One of the posters also captured this point perfectly – “Should We Keep Everything Forever?: Determining Long-Term Value of Research Data” from the team at the University of Illinois at Urbana-Champaign which looked at trying to create a methodology for assessing and appraising research data.
Plenty of food for thought there about how much effort we should put into preserving, how we prioritise and how we appraise our collections.
The final keynote was from Dr David Bosshart of the Gottlieb Duttweiler Institute – a provocative take on the move from an industrial to a digital age. He had a very particular view of the future which caused a bit of a mini-twitter storm from those who felt that his view was very narrow; after all more than half the world is not online. Whilst his paper was no doubt deliberately designed to create debate, it highlighted the issues about where we direct our future developments and what our ultimate goals are.
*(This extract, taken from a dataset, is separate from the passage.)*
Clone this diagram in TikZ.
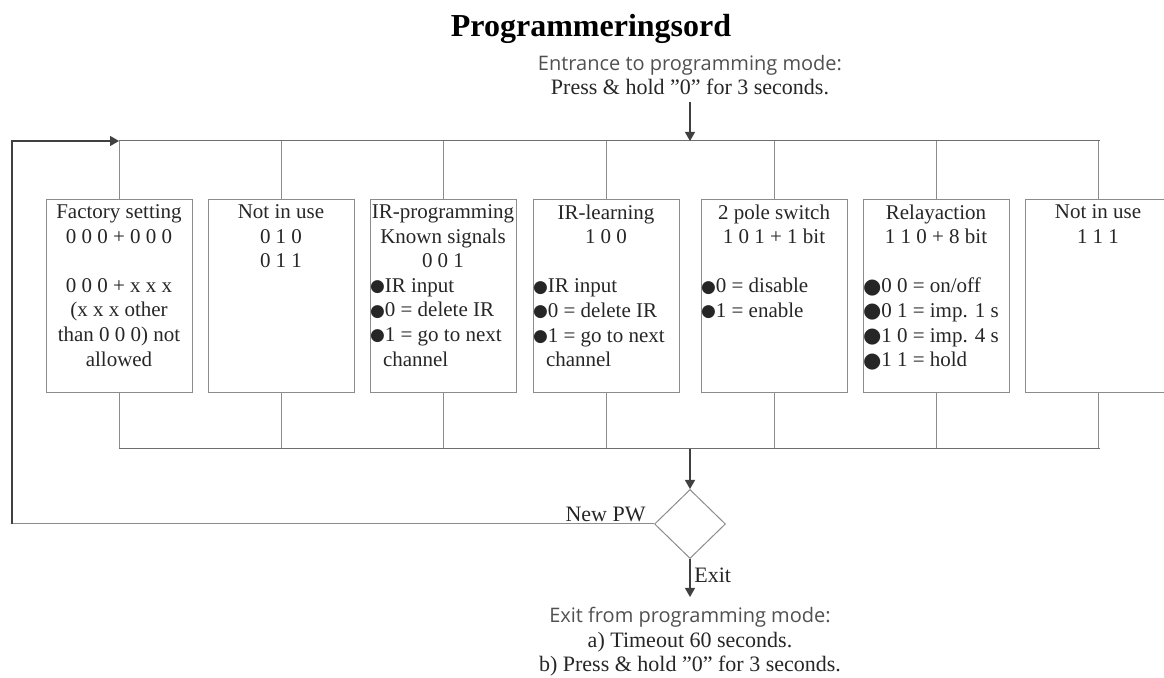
\documentclass[tikz,border=0pt]{standalone}
\usepackage{fontspec}
\setmainfont{Liberation Serif}
\newfontfamily\sansf{Open Sans}
\newfontfamily\bulf{DejaVu Sans}
\usetikzlibrary{arrows.meta,shapes.geometric}
\definecolor{linegray}{HTML}{8C8C8C}
\definecolor{busgray}{HTML}{6E6E6E}
\definecolor{arrowgray}{HTML}{404040}
\definecolor{txtgray}{HTML}{262626}
\definecolor{sansgray}{HTML}{505050}
\newcommand{\bul}{\raisebox{0.4pt}{\bulf\fontsize{8.5}{8.5}\selectfont ●}}
\newcommand{\bigbul}{\raisebox{-0.2pt}{\bulf\fontsize{10.5}{10.5}\selectfont ●}}
\newcommand{\boxtext}[1]{\parbox[c][96.5pt][t]{73pt}{\fontsize{10.5}{12.3}\selectfont\raggedright\vspace*{2.5pt}#1}}
\tikzset{%
    prgbox/.style={draw=linegray, line width=0.5pt, inner sep=0pt, anchor=north, text=txtgray},
    busline/.style={draw=busgray, line width=0.5pt},
    dropline/.style={draw=linegray, line width=0.5pt},
    flowarrow/.style={draw=arrowgray, line width=0.6pt, -{Triangle[length=4.5pt,width=5pt]}},
    decision/.style={diamond, draw=linegray, line width=0.5pt, minimum width=35.5pt, minimum height=34.5pt, inner sep=0pt},
    plaintext/.style={font=\fontsize{11}{12.3}\selectfont, text=txtgray, align=center}
}
\begin{document}
\begin{tikzpicture}[x=0.5pt,y=-0.5pt]
    \useasboundingbox (0,0) rectangle (1164,678);
    \clip (0,0) rectangle (1164,678);
	\node[font=\bfseries\fontsize{16}{16}\selectfont] (title) at (591,29) {Programmeringsord};
	\node[plaintext] (entr) at (690,75) {{\sansf\fontsize{10}{12.3}\selectfont\color{sansgray}Entrance to programming mode:}\\Press \& hold ”0” for 3 seconds.};
    \coordinate (tl) at (12,141);
    \coordinate (entry) at (690,141);
    \coordinate (bl) at (119,449);
    \coordinate (merge) at (690,449);
    \coordinate (ret) at (12,524);
    \coordinate (exitend) at (690,597);
	\node[prgbox] (fact) at (119,199) {\boxtext{{\centering Factory setting\\0 0 0 + 0 0 0\\[12.3pt]0 0 0 + x x x\\(x x x other\\than 0 0 0) not\\allowed\par}}};
	\node[prgbox] (nuse) at (281,199) {\boxtext{{\centering Not in use\\0 1 0\\0 1 1\par}}};
	\node[prgbox] (irprog) at (443,199) {\boxtext{{\centering IR-programming\\Known signals\\0 0 1\par}\bul IR input\\\bul 0 = delete IR\\\bul 1 = go to next\\\hspace*{6.5pt}channel}};
	\node[prgbox] (irlearn) at (606,199) {\boxtext{{\centering IR-learning\\1 0 0\par}\vspace{12.3pt}\bul IR input\\\bul 0 = delete IR\\\bul 1 = go to next\\\hspace*{6.5pt}channel}};
	\node[prgbox] (pole) at (774,199) {\boxtext{{\centering 2 pole switch\\1 0 1 + 1 bit\par}\vspace{12.3pt}\bul 0 = disable\\\bul 1 = enable}};
	\node[prgbox] (relay) at (936,199) {\boxtext{{\centering Relayaction\\1 1 0 + 8 bit\par}\vspace{12.3pt}\bigbul 0 0 = on/off\\\bigbul 0 1 = imp. 1 s\\\bigbul 1 0 = imp. 4 s\\\bigbul 1 1 = hold}};
	\node[prgbox] (nuse2) at (1098,199) {\boxtext{{\centering Not in use\\1 1 1\par}}};
    \node[decision] (dec) at (690,524) {};
    \foreach \b in {fact,nuse,irprog,irlearn,pole,relay,nuse2}{
        \draw[dropline] (\b.north) -- (\b.north |- tl);
        \draw[dropline] (\b.south) -- (\b.south |- bl);
    }
    \draw[busline] (fact.north |- tl) -- ([xshift=1pt]nuse2.north |- tl);
    \draw[busline] (bl) -- ([xshift=1pt]nuse2.south |- bl);
    \draw[flowarrow] (entr) -- (entry);
    \draw[flowarrow] (merge) -- (dec.north);
    \draw[flowarrow] (dec.south) -- (exitend);
    \draw[dropline] (dec.west) -- (ret);
    \draw[flowarrow] (ret) -- (tl) -- (fact.north |- tl);
	\node[plaintext, anchor=south east, inner xsep=4pt, inner ysep=1pt] (newpw) at (dec.west) {New PW};
	\node[plaintext, anchor=west, inner xsep=2pt] (exitlbl) at (690,575) {Exit};
	\node[plaintext] (exitt) at (690,642) {{\sansf\fontsize{10}{12.3}\selectfont\color{sansgray}Exit from programming mode:}\\a) Timeout 60 seconds.\\b) Press \& hold ”0” for 3 seconds.};
\end{tikzpicture}
\end{document}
This is common to all archives/preservation strategies: whose stories are we preserving? and how are we capturing complex narratives? This issue was revisited later in a workshop on personal digital archiving. Preservation can only happen where information is captured in the first place. It can be about educating and empowering people to capture and present their own narratives.
There is still a lot for me to think about from such a varied and interesting conference. There was very little time for leisure but there were wonderful evening events which the conference organisers arranged – a drinks receptions at the National Library of Switzerland and a conference dinner at the impressive fifteenth century Rathaus. There are lots of conference photos online which give a flavour of the event.
And speaking of flavours I couldn’t visit Switzerland and not try a fondue…. Delicious!